Rata-rata mereka mengaku tidak pernah melihat bentuk uang, nomor rekening, dan buku tabungan. “Kami hanya menandatangani akad kredit dengan bunga 14 persen tanpa tahu isi perjanjian dalam akad kredit,” kata Muhammad Jarir, salah seorang petambak di Blok 7 Bumi Dipasena Jaya, Jum’at (28/5).
Petambak yang telah memulai usahanya sejak 1991 itu mengatakan penandatangan akad kredit yang dilakukan di Kantor Kepala Kampung itu dilakukan serba tertutup. Terlebih saat menandatangani akad perjanjian, rata-rata petambak belum mulai tebar benur karena tersendatnya program revitalisasi tambak.
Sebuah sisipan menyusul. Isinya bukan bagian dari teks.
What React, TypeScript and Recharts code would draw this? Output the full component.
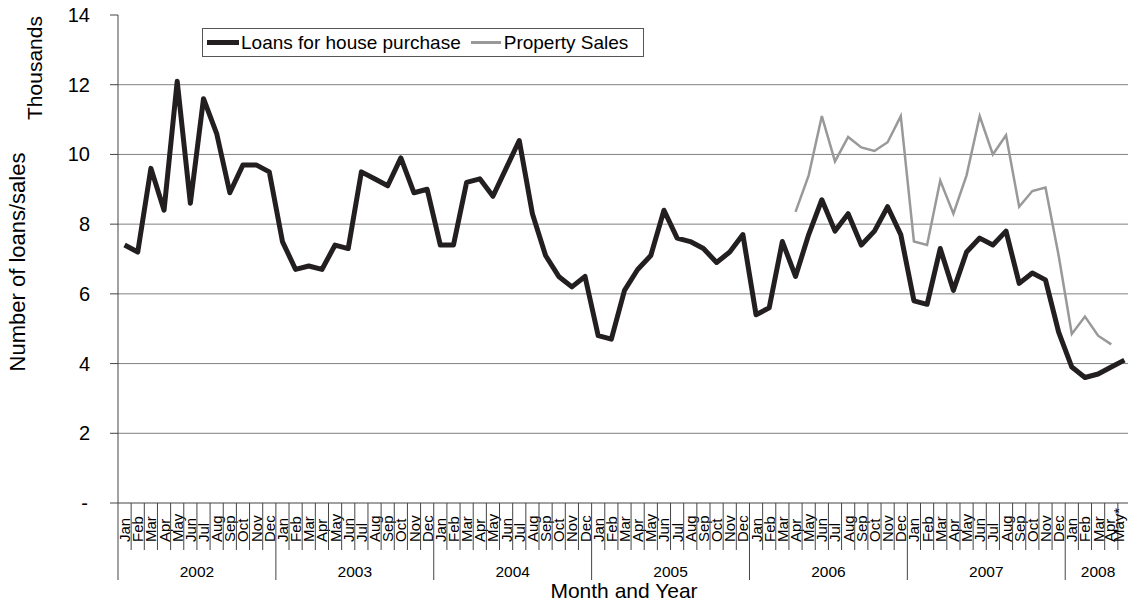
import { CartesianGrid, Legend, Line, LineChart, XAxis, YAxis } from "recharts";

const FONT = "'Liberation Sans', Arial, sans-serif";

const monthNames = ["Jan", "Feb", "Mar", "Apr", "May", "Jun", "Jul", "Aug", "Sep", "Oct", "Nov", "Dec"];
const years = [2002, 2003, 2004, 2005, 2006, 2007, 2008];
const monthsIn2008 = ["Jan", "Feb", "Mar", "Apr", "May*"];
const yTicks = [0, 2, 4, 6, 8, 10, 12, 14];

// thousands, Jan 2002 .. May 2008
const loans = [
  7.4, 7.2, 9.6, 8.4, 12.1, 8.6, 11.6, 10.6, 8.9, 9.7, 9.7, 9.5,
  7.5, 6.7, 6.8, 6.7, 7.4, 7.3, 9.5, 9.3, 9.1, 9.9, 8.9, 9.0,
  7.4, 7.4, 9.2, 9.3, 8.8, 9.6, 10.4, 8.3, 7.1, 6.5, 6.2, 6.5,
  4.8, 4.7, 6.1, 6.7, 7.1, 8.4, 7.6, 7.5, 7.3, 6.9, 7.2, 7.7,
  5.4, 5.6, 7.5, 6.5, 7.7, 8.7, 7.8, 8.3, 7.4, 7.8, 8.5, 7.7,
  5.8, 5.7, 7.3, 6.1, 7.2, 7.6, 7.4, 7.8, 6.3, 6.6, 6.4, 4.9,
  3.9, 3.6, 3.7, 3.9, 4.1,
];

// property sales start Apr 2006
const salesStart = 51;
const sales = [
  8.35, 9.4, 11.1, 9.8, 10.5, 10.2, 10.1, 10.35, 11.1,
  7.5, 7.4, 9.25, 8.3, 9.4, 11.1, 10.0, 10.55, 8.5, 8.95, 9.05, 7.1,
  4.85, 5.35, 4.8, 4.55,
];

type Row = { key: string; month: string; year: number; loans: number; sales: number | null };

const rows: Row[] = [];
years.forEach((y) => {
  const ms = y === 2008 ? monthsIn2008 : monthNames;
  ms.forEach((m) => {
    const i = rows.length;
    const s = i - salesStart;
    rows.push({ key: `${y}-${m}`, month: m, year: y, loans: loans[i], sales: s >= 0 && s < sales.length ? sales[s] : null });
  });
});

function MonthTick(props: any) {
  const { x, y, payload, index } = props;
  const band = payload && payload.offset ? payload.offset * 2 : (props.width || 1013) / rows.length;
  const row = rows[index];
  if (!row) return null;
  const left = x - band / 2;
  const first = index === 0 || rows[index - 1].year !== row.year;
  const count = rows.filter((r) => r.year === row.year).length;
  const fromEnd = rows.length - 1 - index;
  // the last two labels are squeezed in so they stay inside the picture
  const tx = x + (fromEnd === 0 ? 0 : fromEnd === 1 ? 3.5 : 5.5);
  return (
    <g>
      <line x1={left} y1={y} x2={left} y2={y + (first ? 77 : 47)} stroke="#444" strokeWidth={1} />
      {fromEnd === 0 ? <line x1={left + band} y1={y} x2={left + band} y2={y + 77} stroke="#444" strokeWidth={1} /> : null}
      <text
        x={tx}
        y={y + 39}
        transform={`rotate(-90, ${tx}, ${y + 39})`}
        textAnchor="start"
        fontSize={15}
        fontFamily={FONT}
        fill="#000"
      >
        {row.month}
      </text>
      {first ? (
        <text x={left + (count * band) / 2} y={y + 74} textAnchor="middle" fontSize={15.5} fontFamily={FONT} fill="#000">
          {row.year}
        </text>
      ) : null}
    </g>
  );
}

function ValueTick(props: any) {
  const { x, y, payload } = props;
  const v = payload.value;
  return (
    <text x={v === 0 ? x - 20 : x - 18} y={y} dy={7} textAnchor="end" fontSize={20} fontFamily={FONT} fill="#000">
      {v === 0 ? "-" : v}
    </text>
  );
}

function YTitles() {
  return (
    <g fontFamily={FONT} fill="#000">
      <text x={25} y={262} transform="rotate(-90, 25, 262)" textAnchor="middle" fontSize={22}>
        Number of loans/sales
      </text>
      <text x={42} y={68} transform="rotate(-90, 42, 68)" textAnchor="middle" fontSize={21}>
        Thousands
      </text>
    </g>
  );
}

function XTitle() {
  return (
    <text x={624} y={598} textAnchor="middle" fontSize={21} fontFamily={FONT} fill="#000">
      Month and Year
    </text>
  );
}

function LegendBox() {
  return (
    <div
      style={{
        border: "1px solid #555",
        height: 29,
        display: "flex",
        alignItems: "center",
        fontFamily: FONT,
        fontSize: 19,
        color: "#000",
        paddingLeft: 4,
        boxSizing: "border-box",
        background: "#fff",
      }}
    >
      <span style={{ display: "inline-block", width: 32, height: 5, background: "#231f20", marginRight: 2 }} />
      <span>Loans for house purchase</span>
      <span style={{ display: "inline-block", width: 30, height: 2.5, background: "#999", marginLeft: 10, marginRight: 3 }} />
      <span>Property Sales</span>
    </div>
  );
}

export default function App() {
  return (
    <div style={{ position: "absolute", left: 0, top: 0, width: 1128, height: 605, overflow: "hidden", background: "#fff" }}>
      <LineChart width={1135} height={605} data={rows} margin={{ top: 15, right: 4, bottom: 0, left: 0 }}>
        <CartesianGrid vertical={false} stroke="#808080" horizontalValues={[2, 4, 6, 8, 10, 12]} />
        <XAxis
          dataKey="key"
          scale="band"
          interval={0}
          height={102}
          tickSize={0}
          tickMargin={0}
          tickLine={false}
          axisLine={{ stroke: "#444" }}
          tick={<MonthTick />}
          label={<XTitle />}
        />
        <YAxis
          domain={[0, 14]}
          ticks={yTicks}
          width={118}
          tickSize={8}
          tickLine={{ stroke: "#444" }}
          axisLine={{ stroke: "#444" }}
          tick={<ValueTick />}
          label={<YTitles />}
          allowDataOverflow
        />
        <Legend
          layout="horizontal"
          verticalAlign="middle"
          align="center"
          content={<LegendBox />}
          wrapperStyle={{ left: 202, top: 28, width: 442, height: 31 }}
        />
        <Line dataKey="loans" name="Loans for house purchase" stroke="#231f20" strokeWidth={5} strokeLinejoin="round" dot={false} isAnimationActive={false} />
        <Line dataKey="sales" name="Property Sales" stroke="#999" strokeWidth={2.5} dot={false} isAnimationActive={false} />
      </LineChart>
    </div>
  );
}
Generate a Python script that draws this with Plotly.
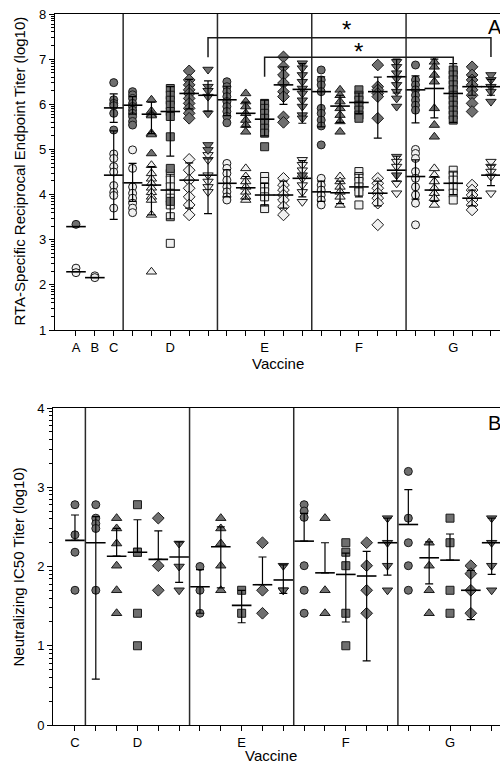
import math
import plotly.graph_objects as go

# ---------------- Panel A: RTA-specific endpoint titers (log10) ----------------
# positions: A=1, B=2, C=3, D=4..8, E=9..13, F=14..18, G=19..23
a_ticktext = ["A", "B", "C", "", "", "D", "", "", "", "", "E", "", "",
              "", "", "F", "", "", "", "", "G", "", ""]
shape_cycle = ["circle", "triangle-up", "square", "diamond", "triangle-down"]

# filled (upper) points per column
fill_ABC = [[3.34], [], [6.48, 6.10, 6.02, 5.97, 5.80, 5.43]]
fill_D = [[6.28, 6.21, 6.13, 6.02, 5.95, 5.87, 5.80, 5.73, 5.62, 5.54],
          [6.10, 5.85, 5.78, 5.75, 5.36, 5.33, 4.91],
          [6.35, 6.20, 6.09, 5.98, 5.84, 5.73, 5.28, 4.58, 3.85],
          [6.74, 6.54, 6.43, 6.32, 6.24, 6.13, 6.02, 5.91, 5.80, 5.69],
          [6.77, 6.39, 6.30, 6.17, 5.80, 5.10, 4.99]]
fill_E = [[6.50, 6.39, 6.28, 6.17, 6.06, 5.95, 5.84, 5.73, 5.59],
          [6.24, 6.06, 5.95, 5.80, 5.65, 5.54, 5.39],
          [6.02, 5.91, 5.80, 5.69, 5.58, 5.47, 5.36, 5.06],
          [7.05, 6.83, 6.65, 6.47, 6.28, 6.17, 5.72, 5.60],
          [6.91, 6.80, 6.65, 6.50, 6.35, 6.24, 6.09, 5.95, 5.76, 5.69, 4.43]]
fill_F = [[6.76, 6.54, 6.43, 6.28, 5.91, 5.80, 5.65, 5.52, 5.10],
          [6.32, 6.20, 6.06, 5.91, 5.76, 5.62, 5.39],
          [6.32, 6.20, 6.09, 5.98, 5.87, 5.76, 5.69],
          [6.87, 6.39, 6.32, 6.24, 6.17, 5.69],
          [6.94, 6.83, 6.69, 6.57, 6.43, 6.28, 6.13, 5.95, 4.43]]
fill_G = [[6.87, 6.54, 6.43, 6.32, 6.20, 6.09, 5.98, 5.87],
          [6.94, 6.83, 6.65, 6.50, 5.91, 5.54, 5.28],
          [6.76, 6.65, 6.54, 6.43, 6.32, 6.20, 6.09, 5.98, 5.87, 5.76, 5.65],
          [6.83, 6.65, 6.54, 6.43, 6.32, 6.20, 6.02, 5.84],
          [6.65, 6.54, 6.39, 6.28, 6.06]]

# open (lower) points per column
open_ABC = [[2.37, 2.27], [2.20, 2.16], [4.90, 4.80, 4.62, 4.50, 4.20, 4.05, 3.98, 3.70]]
open_D = [[4.99, 4.58, 4.17, 4.03, 3.92, 3.81, 3.70, 3.60],
          [4.65, 4.47, 4.35, 4.25, 4.15, 4.05, 3.95, 3.88, 3.55, 2.29],
          [4.47, 4.32, 4.17, 4.03, 3.92, 3.77, 3.51, 2.92],
          [4.78, 4.54, 4.32, 4.14, 3.95, 3.77, 3.55],
          [4.88, 4.77, 4.43, 4.29, 4.17, 4.06]]
open_E = [[4.69, 4.58, 4.47, 4.32, 4.17, 4.06, 3.95, 3.88],
          [4.58, 4.40, 4.29, 4.17, 4.06, 3.95, 3.88],
          [4.40, 4.29, 4.17, 4.06, 3.95, 3.69],
          [4.36, 4.21, 4.10, 3.99, 3.88, 3.73, 3.55],
          [4.77, 4.66, 4.54, 4.36, 4.21, 4.06, 3.84]]
open_F = [[4.36, 4.21, 4.10, 3.99, 3.88, 3.77],
          [4.40, 4.29, 4.17, 4.06, 3.95, 3.77],
          [4.51, 4.40, 4.29, 4.17, 4.06, 3.77],
          [4.36, 4.25, 4.14, 4.03, 3.92, 3.81, 3.33],
          [4.84, 4.73, 4.62, 4.25, 4.03]]
open_G = [[5.00, 4.91, 4.80, 4.51, 4.36, 4.17, 3.99, 3.81, 3.33],
          [4.58, 4.43, 4.29, 4.14, 4.03, 3.92, 3.77],
          [4.54, 4.43, 4.32, 4.17, 4.03, 3.88],
          [4.21, 4.10, 3.99, 3.88, 3.77, 3.66],
          [4.73, 4.62, 4.51, 4.40, 4.03]]

# group means and error-bar ends (upper cluster)
a_f_mean = [3.29, None, 5.92, 5.98, 5.78, 5.84, 6.24, 6.20, 6.10, 5.80, 5.67, 6.43, 6.33,
            6.28, 5.96, 6.04, 6.28, 6.61, 6.32, 6.35, 6.24, 6.39, 6.39]
a_f_top = [3.29, None, 6.23, 6.17, 6.05, 6.39, 6.55, 6.52, 6.40, 6.05, 6.09, 6.83, 6.90,
           6.61, 6.20, 6.25, 6.60, 7.00, 6.63, 7.00, 6.90, 6.60, 6.55]
a_f_bot = [3.29, None, 5.60, 5.78, 5.35, 4.85, 5.90, 5.85, 5.75, 5.50, 5.30, 6.00, 5.58,
           5.50, 5.60, 5.80, 5.25, 6.25, 5.59, 5.70, 5.60, 6.20, 6.20]
# lower cluster
a_o_mean = [2.29, 2.16, 4.43, 4.26, 4.21, 4.10, 4.32, 4.43, 4.25, 4.15, 3.99, 3.99, 4.36,
            4.06, 4.04, 4.17, 4.03, 4.54, 4.40, 4.10, 4.25, 3.92, 4.43]
a_o_top = [2.29, 2.16, 5.41, 4.69, 4.62, 4.45, 4.70, 4.79, 4.55, 4.40, 4.25, 4.30, 4.75,
           4.30, 4.30, 4.45, 4.30, 4.85, 4.77, 4.40, 4.50, 4.10, 4.65]
a_o_bot = [2.29, 2.16, 3.45, 3.85, 3.55, 3.46, 3.70, 3.58, 3.95, 3.90, 3.75, 3.70, 3.95,
           3.85, 3.80, 3.95, 3.75, 4.30, 3.90, 3.85, 4.00, 3.75, 4.20]

# ---------------- Panel B: neutralizing IC50 titers (log10) ----------------
# positions: C=0, D=1..5, E=6..10, F=11..15, G=16..20
b_ticktext = ["C", "", "", "D", "", "", "", "", "E", "", "", "", "", "F", "", "",
              "", "", "G", "", ""]
neut_C = [[2.78, 2.40, 2.18, 1.70]]
neut_D = [[2.78, 2.61, 2.54, 2.48, 1.70],
          [2.61, 2.48, 2.29, 2.01, 1.70, 1.41],
          [2.78, 2.18, 2.18, 1.41, 1.00],
          [2.61, 2.01, 1.70],
          [2.29, 2.00, 1.70]]
neut_E = [[2.00, 1.70, 1.41],
          [2.61, 2.48, 2.29, 2.01, 1.70],
          [1.70, 1.41],
          [2.30, 1.70, 1.41],
          [2.01, 1.70, 1.70]]
neut_F = [[2.78, 2.70, 2.62, 2.01, 1.70, 1.41],
          [2.61, 1.70, 1.41],
          [2.30, 2.18, 2.01, 1.41, 1.00],
          [2.30, 2.01, 1.70, 1.41],
          [2.61, 2.30, 2.01, 1.70]]
neut_G = [[3.20, 2.61, 2.30, 2.01, 1.70],
          [2.30, 2.01, 1.70, 1.41],
          [2.61, 2.30, 1.70, 1.41],
          [2.01, 1.91, 1.70, 1.41],
          [2.61, 2.30, 2.01, 1.70]]
b_mean = [2.33, 2.30, 2.13, 2.18, 2.09, 2.12, 1.745, 2.25, 1.51, 1.77, 1.83,
          2.32, 1.92, 1.90, 1.88, 2.30, 2.53, 2.11, 2.08, 1.70, 2.30]
b_top = [2.65, 2.63, 2.48, 2.59, 2.45, 2.31, 1.96, 2.50, 1.70, 2.12, 2.02,
         2.67, 2.30, 2.17, 2.19, 2.61, 2.97, 2.31, 2.41, 1.95, 2.61]
b_bot = [None, 0.58, None, None, None, 1.80, 1.41, 1.73, 1.29, None, 1.66,
         None, None, 1.30, 0.81, 1.89, None, 1.78, None, 1.33, 1.90]

# ---------------- build ----------------
FILL_DARK = "#6f6f6f"
FILL_LIGHT = "#f0f0f0"
EDGE = "#1a1a1a"

fig = go.Figure()

a_fill = fill_ABC + fill_D + fill_E + fill_F + fill_G
a_open = open_ABC + open_D + open_E + open_F + open_G
a_syms = ["circle"] * 3 + shape_cycle * 4
a_pos = list(range(1, 24))

b_vals = neut_C + neut_D + neut_E + neut_F + neut_G
b_syms = ["circle"] + shape_cycle * 4
b_pos = list(range(0, 21))


def add_points(columns, positions, symbols, fillcolor, xa, ya):
    for sym in dict.fromkeys(symbols):
        xs, ys = [], []
        for col, p, s in zip(columns, positions, symbols):
            if s != sym:
                continue
            for v in col:
                xs.append(p)
                ys.append(v)
        if not xs:
            continue
        fig.add_trace(go.Scatter(
            x=xs, y=ys, mode="markers", xaxis=xa, yaxis=ya, hoverinfo="skip",
            marker=dict(symbol=sym, size=8 if sym in ("circle", "square") else 9,
                        color=fillcolor, line=dict(color=EDGE, width=1))))


def add_bars(positions, means, tops, bots, xa, ya):
    xs, ys, up, dn = [], [], [], []
    for p, m, t, b in zip(positions, means, tops, bots):
        if m is None:
            continue
        xs.append(p)
        ys.append(m)
        up.append(t - m)
        dn.append(0 if b is None else m - b)
    fig.add_trace(go.Scatter(
        x=xs, y=ys, mode="markers", xaxis=xa, yaxis=ya, hoverinfo="skip",
        marker=dict(symbol="line-ew", size=14, color="black",
                    line=dict(color="black", width=1.6)),
        error_y=dict(type="data", symmetric=False, array=up, arrayminus=dn,
                     color="black", thickness=1.2, width=4)))


add_points(a_open, a_pos, a_syms, FILL_LIGHT, "x", "y")
add_points(a_fill, a_pos, a_syms, FILL_DARK, "x", "y")
add_bars(a_pos, a_f_mean, a_f_top, a_f_bot, "x", "y")
add_bars(a_pos, a_o_mean, a_o_top, a_o_bot, "x", "y")

add_points(b_vals, b_pos, b_syms, FILL_DARK, "x2", "y2")
add_bars(b_pos, b_mean, b_top, b_bot, "x2", "y2")

W, H = 500, 764


def px(x):
    return x / W


def py(y):
    return 1 - y / H


def log_minor(lo, hi):
    out = []
    for d in range(lo, hi):
        for k in range(2, 10):
            out.append(d + math.log10(k))
    return out


axis_common = dict(showgrid=False, zeroline=False, showline=True, linecolor="black",
                   linewidth=1.3, ticks="outside", ticklen=5, tickwidth=1,
                   tickcolor="black", automargin=False)
xfont = dict(family="Liberation Sans, Arial", size=13, color="black")
yfont = dict(family="Liberation Sans, Arial", size=13, color="black")

fig.update_layout(
    width=W, height=H, margin=dict(l=0, r=0, t=0, b=0), template="none",
    paper_bgcolor="white", plot_bgcolor="white", showlegend=False,
    font=dict(family="Liberation Sans, Arial", color="black"),
    xaxis=dict(domain=[px(55), 1], range=[-0.113, 23.48], tickmode="array",
               tickvals=a_pos, ticktext=a_ticktext, mirror=True, anchor="y",
               tickfont=xfont, **axis_common),
    yaxis=dict(domain=[py(330), py(14)], range=[1, 8], tickmode="array",
               tickvals=list(range(1, 9)), anchor="x", tickfont=yfont,
               minor=dict(tickmode="array", tickvals=log_minor(1, 8), ticklen=3,
                          ticks="outside", tickcolor="black", tickwidth=1),
               **axis_common),
    xaxis2=dict(domain=[px(53.3), 1], range=[-1.04, 20.4], tickmode="array",
                tickvals=b_pos, ticktext=b_ticktext, mirror=True, anchor="y2",
                tickfont=xfont, **axis_common),
    yaxis2=dict(domain=[py(725), py(408)], range=[0, 4], tickmode="array",
                tickvals=list(range(0, 5)), anchor="x2", tickfont=yfont,
                minor=dict(tickmode="array", tickvals=log_minor(0, 4), ticklen=3,
                           ticks="outside", tickcolor="black", tickwidth=1),
                **axis_common),
)

shapes = []
for xs in [3.5, 8.5, 13.5, 18.5]:
    shapes.append(dict(type="line", xref="x", yref="y", x0=xs, x1=xs, y0=1, y1=8,
                       line=dict(color="#2a2a2a", width=1.5)))
for xs in [0.5, 5.5, 10.5, 15.5]:
    shapes.append(dict(type="line", xref="x2", yref="y2", x0=xs, x1=xs, y0=0, y1=4,
                       line=dict(color="#2a2a2a", width=1.5)))
# significance brackets (panel A)
shapes.append(dict(type="path", xref="x", yref="y",
                   path="M 8,7.04 L 8,7.475 L 23,7.475 L 23,7.05",
                   line=dict(color="#1a1a1a", width=1.5)))
shapes.append(dict(type="path", xref="x", yref="y",
                   path="M 11,6.61 L 11,7.04 L 21,7.04 L 21,6.80",
                   line=dict(color="#1a1a1a", width=1.5)))
fig.update_layout(shapes=shapes)

ann = [
    dict(text="*", x=15.35, y=7.65, xref="x", yref="y", showarrow=False,
         font=dict(size=24, color="black"), xanchor="center", yanchor="middle"),
    dict(text="*", x=15.97, y=7.16, xref="x", yref="y", showarrow=False,
         font=dict(size=24, color="black"), xanchor="center", yanchor="middle"),
    dict(text="A", x=px(486), y=py(27.5), xref="paper", yref="paper", showarrow=False,
         font=dict(size=20, color="black"), xanchor="left", yanchor="middle"),
    dict(text="B", x=px(486), y=py(422.5), xref="paper", yref="paper", showarrow=False,
         font=dict(size=20, color="black"), xanchor="left", yanchor="middle"),
    dict(text="RTA-Specific Reciprocal Endpoint Titer (log10)", x=px(19), y=py(171.5),
         xref="paper", yref="paper", showarrow=False, textangle=-90,
         font=dict(size=15, color="black"), xanchor="center", yanchor="middle"),
    dict(text="Neutralizing IC50 Titer (log10)", x=px(18), y=py(567.5),
         xref="paper", yref="paper", showarrow=False, textangle=-90,
         font=dict(size=15, color="black"), xanchor="center", yanchor="middle"),
    dict(text="Vaccine", x=px(278), y=py(363), xref="paper", yref="paper",
         showarrow=False, font=dict(size=15, color="black"),
         xanchor="center", yanchor="middle"),
    dict(text="Vaccine", x=px(271), y=py(755), xref="paper", yref="paper",
         showarrow=False, font=dict(size=15, color="black"),
         xanchor="center", yanchor="middle"),
]
fig.update_layout(annotations=ann)

fig.write_html("out.html", post_script="document.body.style.margin='0px';",
               config={"displayModeBar": False})
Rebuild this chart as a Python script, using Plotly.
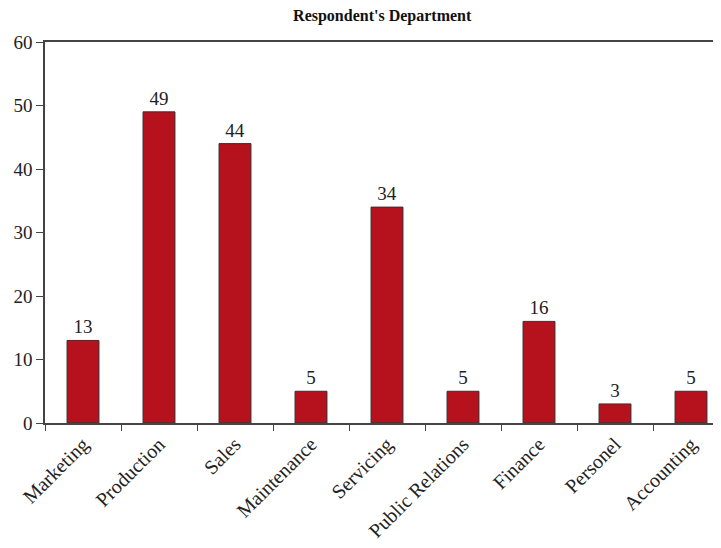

“Jika kredit itu berlaku sejak ditanda tangani, maka saya mempunyai sembilan bulan angsuran sementara selama itu belum memulai budidaya udang,” katanya.
Kredit Modal Kerja dan Investasi itu diberikan kepada petambak untuk mempersiapkan tambak untuk budi daya udang vanamei. Uang pinjaman sebesar itu dipergunakan untuk membeli plastik, memperbaiki tambak, membeli kincir, dan membeli bibit serta pakan udang. “Kami hanya mengetahui pengeluaran tanpa mampu mengatur pengeluaran uang kami,” katanya.
Dia berharap PT. Aruna Wijaya Sakti transparan dengan uang petambak. “Sebelum hutang kredit itu, rata-rata petambak telah terbelit hutang Rp 70 hingga Rp 100 juta. Itu sangat memberatkan karena kami belum produksi,” tegasnya.